Neurocomputational bases of object and face recognition

Abstract
A number of behavioural phenomena distinguish the recognition of faces and objects, even when members of a set of objects are highly similar. Because faces have the same parts in approximately the same relations, individuation of faces typically requires specification of the metric variation in a holistic and integral representation of the facial surface. The direct mapping of a hypercolumn–like pattern of activation onto a representation layer that preserves relative spatial filter values in a two–dimensional (2D) coordinate space, as proposed by C. von der Malsburg and his associates, may account for many of the phenomena associated with face recognition.

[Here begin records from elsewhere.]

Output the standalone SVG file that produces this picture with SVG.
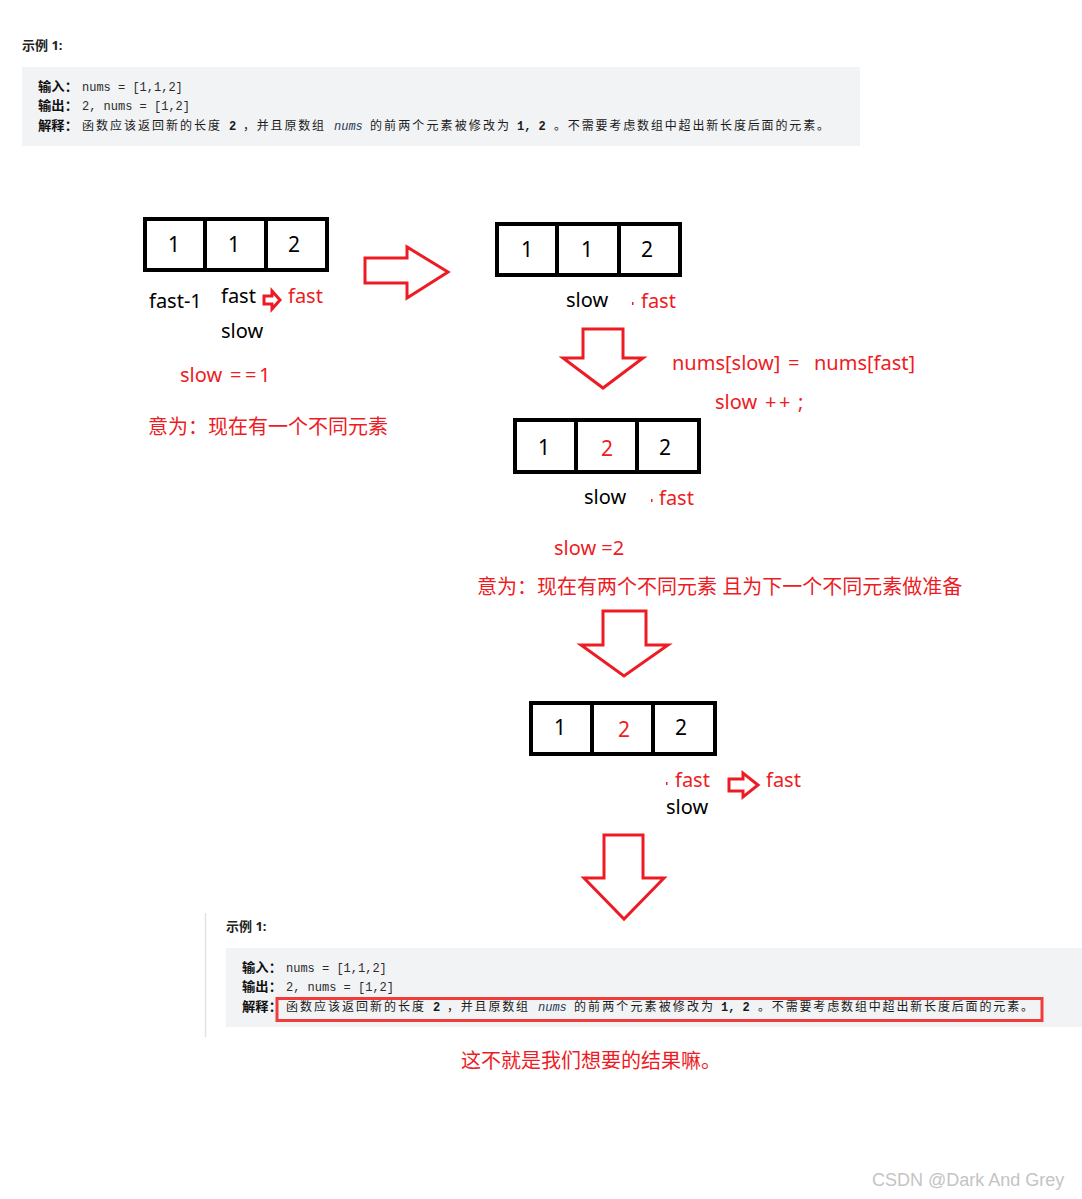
<svg xmlns="http://www.w3.org/2000/svg" width="1082" height="1199" viewBox="0 0 1082 1199">
<style>
.bg{fill:#ffffff}
.box{fill:#f2f3f5}
.hd{font-family:"Noto Sans","Noto Sans CJK SC",sans-serif;font-size:13px;font-weight:bold;fill:#222}
.lb{font-family:"Noto Sans CJK SC",sans-serif;font-size:13px;font-weight:bold;fill:#111}
.cj{font-family:"Noto Sans CJK SC",sans-serif;font-size:12px;fill:#1a1a1a}
.mo{font-family:"Liberation Mono","DejaVu Sans Mono",monospace;font-size:12px;fill:#2b2b2b}
.it{font-family:"Liberation Mono","DejaVu Sans Mono",monospace;font-size:12px;font-style:italic;fill:#263a5a}
.mb{font-family:"Liberation Mono","DejaVu Sans Mono",monospace;font-size:12px;font-weight:bold;fill:#1a1a1a}
.cell{fill:#ffffff;stroke:#000;stroke-width:4}
.div{stroke:#000;stroke-width:4}
.n{font-family:"Noto Sans",sans-serif;font-size:21px;fill:#000;text-anchor:middle}
.nr{font-family:"Noto Sans",sans-serif;font-size:21px;fill:#ed1c24;text-anchor:middle}
.t{font-family:"Noto Sans","Noto Sans CJK SC",sans-serif;font-size:20px;fill:#000}
.r{font-family:"Noto Sans","Noto Sans CJK SC",sans-serif;font-size:20px;fill:#ed1c24}
.arr{fill:#ffffff;stroke:#ed1c24;stroke-width:3;stroke-linejoin:miter}
.hl{fill:none;stroke:#f23c3c;stroke-width:3}
.wm{font-family:"Liberation Sans",Arial,sans-serif;font-size:18px;fill:#c4c4c4}
</style>
<defs>
<g id="example">
<text class="hd" x="0" y="0">示例 1:</text>
<text class="lb" x="16" y="41" textLength="40" lengthAdjust="spacingAndGlyphs">输入：</text>
<text class="mo" x="60" y="41">nums = [1,1,2]</text>
<text class="lb" x="16" y="60" textLength="40" lengthAdjust="spacingAndGlyphs">输出：</text>
<text class="mo" x="60" y="60">2, nums = [1,2]</text>
<text class="lb" x="16" y="80" textLength="40" lengthAdjust="spacingAndGlyphs">解释：</text>
<text class="cj" x="60" y="80" textLength="138" lengthAdjust="spacing">函数应该返回新的长度</text>
<text class="mb" x="207" y="80">2</text>
<text class="cj" x="221" y="80" textLength="81" lengthAdjust="spacing">，并且原数组</text>
<text class="it" x="312" y="80">nums</text>
<text class="cj" x="348" y="80" textLength="139" lengthAdjust="spacing">的前两个元素被修改为</text>
<text class="mb" x="495" y="80">1, 2</text>
<text class="cj" x="532" y="80" textLength="275" lengthAdjust="spacing">。不需要考虑数组中超出新长度后面的元素。</text>
</g>
</defs>
<rect class="bg" x="0" y="0" width="1082" height="1199"/>

<g id="example-top">
<rect class="box" x="22" y="67" width="838" height="79"/>
<use href="#example" x="22" y="50"/>
</g>

<g id="array-1">
<rect class="cell" x="145" y="219" width="182" height="51"/>
<line class="div" x1="205" y1="219" x2="205" y2="270"/>
<line class="div" x1="266" y1="219" x2="266" y2="270"/>
<text class="n" x="174" y="252">1</text>
<text class="n" x="234" y="252">1</text>
<text class="n" x="294" y="252">2</text>
</g>
<g id="labels-1">
<text class="t" x="149" y="308">fast-1</text>
<text class="t" x="221" y="303">fast</text>
<text class="r" x="288" y="303">fast</text>
<text class="t" x="221" y="338">slow</text>
<text class="r" x="180" y="382">slow <tspan x="230">=</tspan><tspan x="245">=</tspan><tspan x="259">1</tspan></text>
<text class="r" x="148" y="434">意为：现在有一个不同元素</text>
</g>

<g id="array-2">
<rect class="cell" x="497" y="224" width="183" height="51"/>
<line class="div" x1="557" y1="224" x2="557" y2="275"/>
<line class="div" x1="619" y1="224" x2="619" y2="275"/>
<text class="n" x="527" y="257">1</text>
<text class="n" x="587" y="257">1</text>
<text class="n" x="647" y="257">2</text>
</g>
<g id="labels-2">
<text class="t" x="566" y="307">slow</text>
<rect x="632" y="302" width="1.5" height="3" fill="#ed1c24"/>
<text class="r" x="641" y="308">fast</text>
<text class="r" x="672" y="370">nums[slow]</text>
<text class="r" x="788" y="370">=</text>
<text class="r" x="814" y="370">nums[fast]</text>
<text class="r" x="715" y="409">slow</text>
<text class="r" x="765" y="409">+</text>
<text class="r" x="779" y="409">+</text>
<text class="r" x="798" y="409">;</text>
</g>

<g id="array-3">
<rect class="cell" x="515" y="420" width="184" height="52"/>
<line class="div" x1="576" y1="420" x2="576" y2="472"/>
<line class="div" x1="637" y1="420" x2="637" y2="472"/>
<text class="n" x="544" y="455">1</text>
<text class="nr" x="607" y="456">2</text>
<text class="n" x="665" y="455">2</text>
</g>
<g id="labels-3">
<text class="t" x="584" y="504">slow</text>
<rect x="651" y="499" width="1.5" height="3" fill="#ed1c24"/>
<text class="r" x="659" y="505">fast</text>
<text class="r" x="554" y="555">slow =2</text>
<text class="r" x="477" y="594">意为：现在有两个不同元素 且为下一个不同元素做准备</text>
</g>

<g id="array-4">
<rect class="cell" x="531" y="703" width="184" height="51"/>
<line class="div" x1="592" y1="703" x2="592" y2="754"/>
<line class="div" x1="653" y1="703" x2="653" y2="754"/>
<text class="n" x="560" y="735">1</text>
<text class="nr" x="624" y="737">2</text>
<text class="n" x="681" y="735">2</text>
</g>
<g id="labels-4">
<rect x="666" y="782" width="1.5" height="3" fill="#ed1c24"/>
<text class="r" x="675" y="787">fast</text>
<text class="r" x="766" y="787">fast</text>
<text class="t" x="666" y="814">slow</text>
</g>

<g id="connectors">
<polygon class="arr" points="365,258 407,258 407,247 448,272 407,298 407,283 365,283"/>
<polygon class="arr" stroke-width="3.5" points="264,296 272,296 272,291 280,300 272,309 272,304 264,304"/>
<polygon class="arr" points="583,329 623,329 623,358 643,358 603,388 563,358 583,358"/>
<polygon class="arr" points="603,611 646,611 646,645 668,645 624,676 581,645 603,645"/>
<polygon class="arr" points="729,779 743,779 743,773 758,785 743,797 743,791 729,791"/>
<polygon class="arr" points="604,835 643,835 643,878 664,878 624,919 584,878 604,878"/>
</g>

<g id="example-bottom">
<line x1="205.5" y1="913" x2="205.5" y2="1037" stroke="#e3e3e3" stroke-width="1.5"/>
<rect class="box" x="226" y="948" width="856" height="79"/>
<use href="#example" x="226" y="931"/>
<rect class="hl" x="277" y="998.5" width="765" height="22"/>
</g>

<g id="conclusion">
<text class="r" x="461" y="1068" font-size="19.5">这不就是我们想要的结果嘛。</text>
</g>

<text class="wm" x="872" y="1186">CSDN @Dark And Grey</text>
</svg>
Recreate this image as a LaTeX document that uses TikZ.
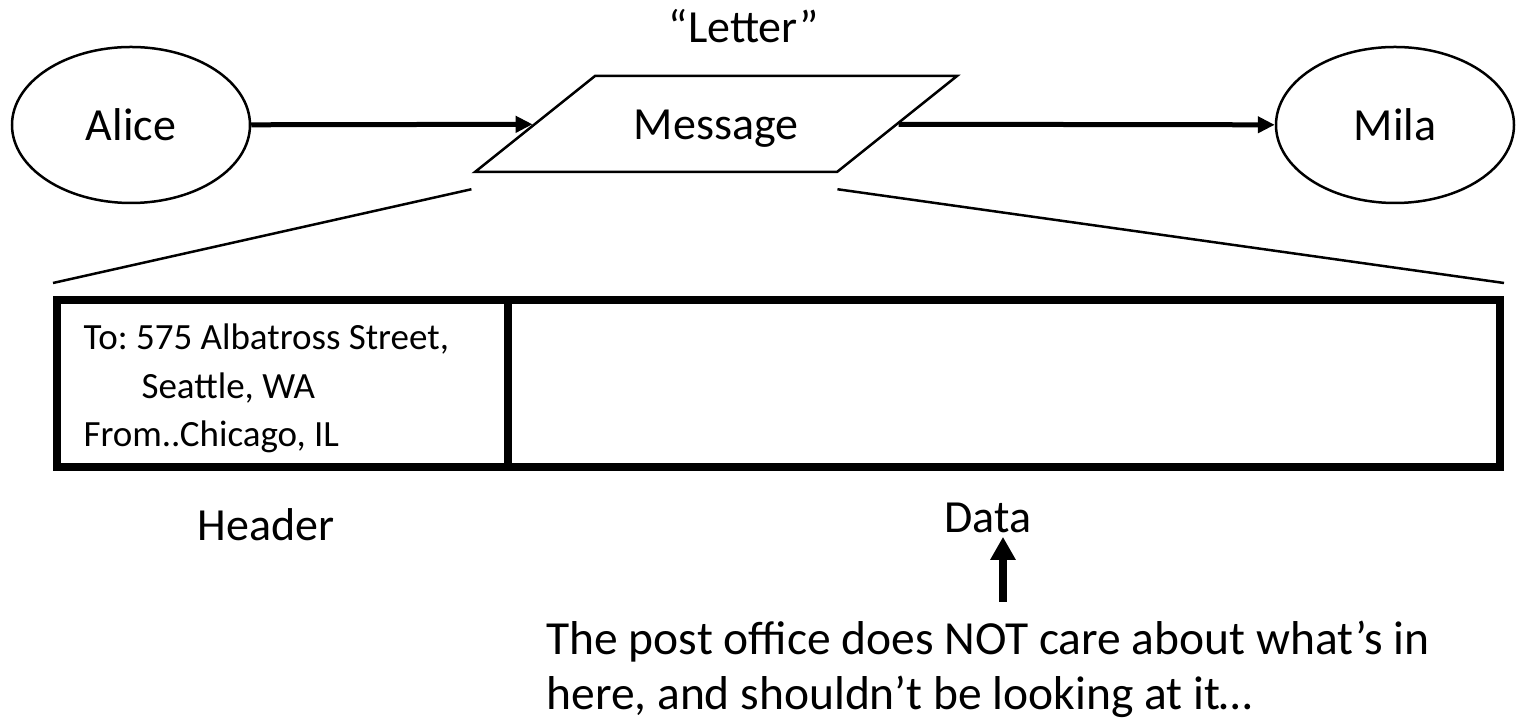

An additional refinement, in which each column of filters (termed a ‘jet’) is centered on a particular facial feature (or fiducial point), allows selectivity of the input into the holistic representation to avoid incorporation of occluding or nearby surfaces. The initial hypercolumn representation also characterizes the first stage of object perception, but the image variation for objects at a given location in a 2D coordinate space may be too great to yield sufficient predictability directly from the output of spatial kernels. Consequently, objects can be represented by a structural description specifying qualitative (typically, non–accidental) characterizations of an object's parts, the attributes of the parts, and the relations among the parts, largely based on orientation and depth discontinuities (as shown by Hummel and Biederman). A series of experiments on the name priming or physical matching of complementary images (in the Fourier domain) of objects and faces documents that whereas face recognition is strongly dependent on the original spatial filter values, evidence from object recognition indicates strong invariance to these values, even when distinguishing among objects that are as similar as faces.